しっかりと内容を理解できていれば、無駄な出費を抑えて最適な指示を出せる可能性も高いが、不動産オーナーは管理会社に任せっぱなしで、設備面のメンテナンスに関しての情報を苦手とする人が多いのではないだろうか。
■「賃貸住宅メンテナンス主任者」制度で
専門の知識を得る
2023年11月、公益財団法人日本賃貸住宅管理協会より「賃貸住宅メンテナンス主任者」の認定制度が発足した。
この制度は、近年、賃貸住宅の建物維持管理に関するトラブルをニュースなどで目にする中で、管理会社もオーナーももっと建物のことを知り、入居者に対して安心な住宅を提供する責務を全うしてほしいという思いから創設された。
初年度で1000人程度の認定者を輩出する予定とのことであるが、筆者の周りの業界関係者はすでに予想以上の人数が取得済みだ。

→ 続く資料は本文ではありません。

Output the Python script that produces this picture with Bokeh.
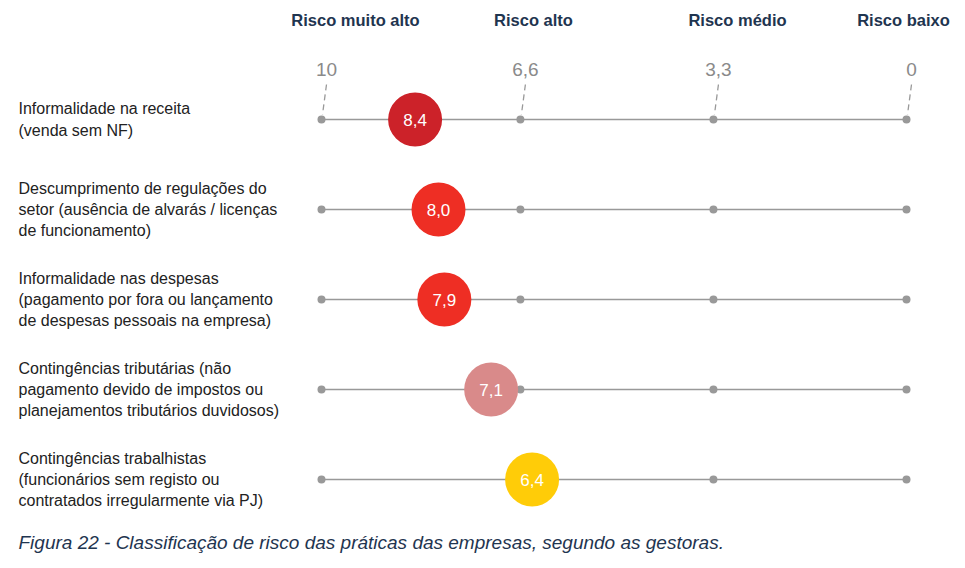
from bokeh.plotting import figure
from bokeh.models import Range1d, ColumnDataSource
from bokeh.core.properties import value
from bokeh.embed import file_html
from bokeh.resources import INLINE

# ---------------- data ----------------
categories = [
    "Informalidade na receita\n(venda sem NF)",
    "Descumprimento de regulações do\nsetor (ausência de alvarás / licenças\nde funcionamento)",
    "Informalidade nas despesas\n(pagamento por fora ou lançamento\nde despesas pessoais na empresa)",
    "Contingências tributárias (não\npagamento devido de impostos ou\nplanejamentos tributários duvidosos)",
    "Contingências trabalhistas\n(funcionários sem registo ou\ncontratados irregularmente via PJ)",
]
values = [8.4, 8.0, 7.9, 7.1, 6.4]
value_labels = ["8,4", "8,0", "7,9", "7,1", "6,4"]
scale_ticks = [10, 6.6, 3.3, 0]
tick_labels = ["10", "6,6", "3,3", "0"]
risk_levels = ["Risco muito alto", "Risco alto", "Risco médio", "Risco baixo"]
caption = "Figura 22 - Classificação de risco das práticas das empresas, segundo as gestoras."

# ---------------- style / layout ----------------
bubble_colors = ["#cc2229", "#ee2e24", "#ee2e24", "#d98a8a", "#ffcc08"]
W, H = 965, 568
PPU = 58.5            # pixels per scale unit
X10_PX = 321          # pixel where value 10 sits
ROW0_PX, ROW_STEP = 119, 90
FONT = value("Liberation Sans")
NAVY = "#1f3550"
GREY = "#999999"

x_start = 10 + X10_PX / PPU
x_end = x_start - W / PPU
def px_x(px):
    return x_start - px / PPU
def py(px):
    return (px - ROW0_PX) / ROW_STEP

p = figure(width=W, height=H, x_range=Range1d(x_start, x_end),
           y_range=Range1d(py(H), py(0)), output_backend="svg",
           toolbar_location=None, min_border=0)
p.axis.visible = False
p.grid.visible = False
p.outline_line_color = None
p.background_fill_color = "white"
p.border_fill_color = "white"

rows = list(range(len(categories)))
lo, hi = min(scale_ticks), max(scale_ticks)

# horizontal row lines
p.segment(x0=[hi] * len(rows), x1=[lo] * len(rows), y0=rows, y1=rows,
          line_color=GREY, line_width=1.3)

# grey dots at scale ticks on every row
dx = [t for r in rows for t in scale_ticks]
dy = [r for r in rows for t in scale_ticks]
p.scatter(x=dx, y=dy, size=8, fill_color=GREY, line_color=None)

# tick labels and dashed connectors
p.text(x=[t - 5 / PPU for t in scale_ticks], y=[py(69)] * len(scale_ticks),
       text=tick_labels, text_font=FONT, text_font_size="19px",
       text_color="#8a8a8a", text_align="center", text_baseline="middle")
p.segment(x0=[t - 5 / PPU for t in scale_ticks], x1=[t - 1 / PPU for t in scale_ticks],
          y0=[py(84)] * len(scale_ticks), y1=[py(114)] * len(scale_ticks),
          line_color=GREY, line_width=1.3, line_dash="6 4")

# risk headers
header_px = [355, 533, 737, 903]
p.text(x=[px_x(h) for h in header_px], y=[py(19)] * len(risk_levels),
       text=risk_levels, text_font=FONT, text_font_size="16.5px",
       text_font_style="bold", text_color=NAVY,
       text_align="center", text_baseline="middle")

# category labels
p.text(x=[px_x(18)] * len(rows), y=rows, text=categories, text_font=FONT,
       text_font_size="16px", text_color="#222222", text_align="left",
       text_baseline="middle", text_line_height=1.25)

# bubbles
src = ColumnDataSource(dict(x=values, y=rows, lab=value_labels, c=bubble_colors))
p.scatter(x="x", y="y", source=src, size=54, fill_color="c", line_color=None)
p.text(x="x", y="y", text="lab", source=src, text_font=FONT,
       text_font_size="17px", text_color="white",
       text_align="center", text_baseline="middle")

# caption
p.text(x=[px_x(18)], y=[py(542)], text=[caption], text_font=FONT,
       text_font_size="19px", text_font_style="italic", text_color=NAVY,
       text_align="left", text_baseline="middle")

open("out.html", "w").write(file_html(p, INLINE))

学習できるプログラムは、実務者が監修し現場に即した学習範囲となっており、公式テキストと講習動画で以下の内容を学習することができる。
- 賃貸住宅のメンテナンスの重要性
- 建物・設備の基礎知識
- 修繕対応から学ぶ設備の基礎知識(給排水設備、ガス・電気設備、雨漏り)
- 消防設備の基礎知識
- 外部改修工事の基礎知識
- 巡回点検業務のチェックポイント
- 法令点検とコンプライアンス
- 原状回復工事
■資格認定までの流れ
資格認定を受けるための受験の流れは下記のようになっている。
STEP1
受験の申込
STEP2
受験料の支払い
※受験料お支払後、2週間程度でテキストが到着。
STEP3
各自のペースで学習を開始(テキスト学習と講習動画視聴)
STEP4
オンライン試験
STEP5
合格発表
STEP6
マイページから認定証(証書・カードタイプ)を取得
受験の申込みと受験料を支払ったのち、自宅にテキストが届く。その後、テキストや動画などを通じて自分のペースで自主学習を進めていく。ある程度学習したところで、いよいよ試験を受けるのだが、試験はIBT試験(インターネット試験)で、好きな時に受験ができる。

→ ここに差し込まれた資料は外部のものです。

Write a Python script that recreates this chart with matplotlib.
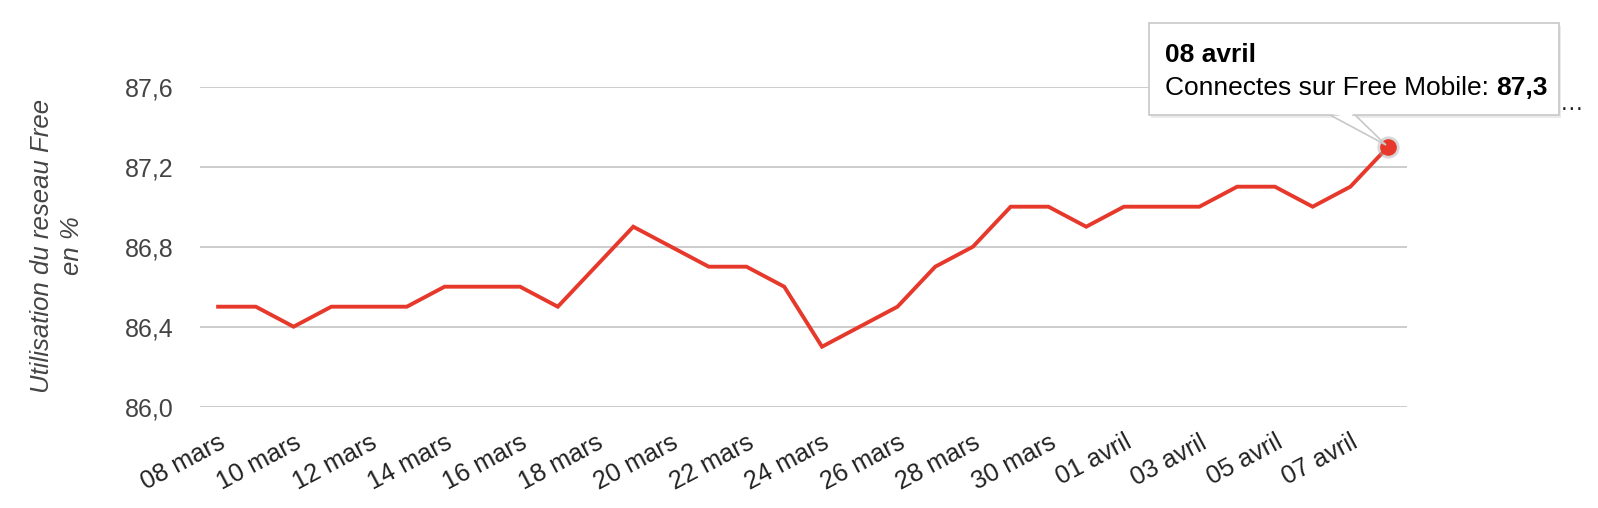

100問の正誤問題を120分で解くのだが、合否に関しては、試験終了後に即時開示される。なお、不合格であっても、受講料を支払ってから3ヶ月以内であれば何度も受験することが可能であるため、合格するまでトライできる。受験料は9900円(税込)で、テキスト・動画・受験費用が含まれているため、知識を得ることができるだけでも価値が高い。
さらに、このテキストは賃貸住宅管理の実務に即した内容で、非常に分かりやすく体系化されているため、オーナーとしては手元に置いておくだけでも、非常に価値が高いのではないだろうか。
さらに資格取得後には、LINEのAIチャットを使うことができ、LINE上でメンテナンスに関する質問をすると、テキストの内容に沿った内容でAIが回答してくれる機能を無料で利用することができる。
■たった3ヶ月で
13000人を超える申込みが殺到
「賃貸住宅メンテナンス主任者」制度は2023年11月6日にリリースをしたが、当初は2024年3月末までの5ヶ月で1,000名程度の資格取得者を予想していた。
ところが、2024年1月22日時点で、すでに13,388人からの申込みが入り、有資格者は10099人とかなりのスピードで取得者が増えている。
資格取得者は管理会社の従業員が多数であるが、不動産オーナーや関連するメンテナンス業者からの取得も多いという。
この資格を担当している、日本賃貸住宅管理協会 事務局によると「当初の想定よりも、たくさんの人にこの資格取得をしていただけることは大変喜ばしく思います。不動産管理業者だけでなく不動産オーナーにもメンテナンスの重要性をさらに知っていただきたいです。」というコメントであった。
株式や投資信託などの投資とは違い、実物の不動産投資は建物や設備の良し悪しが収益を左右することになる。
入居者に安全・快適に住んでいただくことが、不動産収益の維持のためには最重要であることを今一度認識し、オーナーや管理会社の知識強化をすることは、費用以上の収益を生み出すことになるはずだ。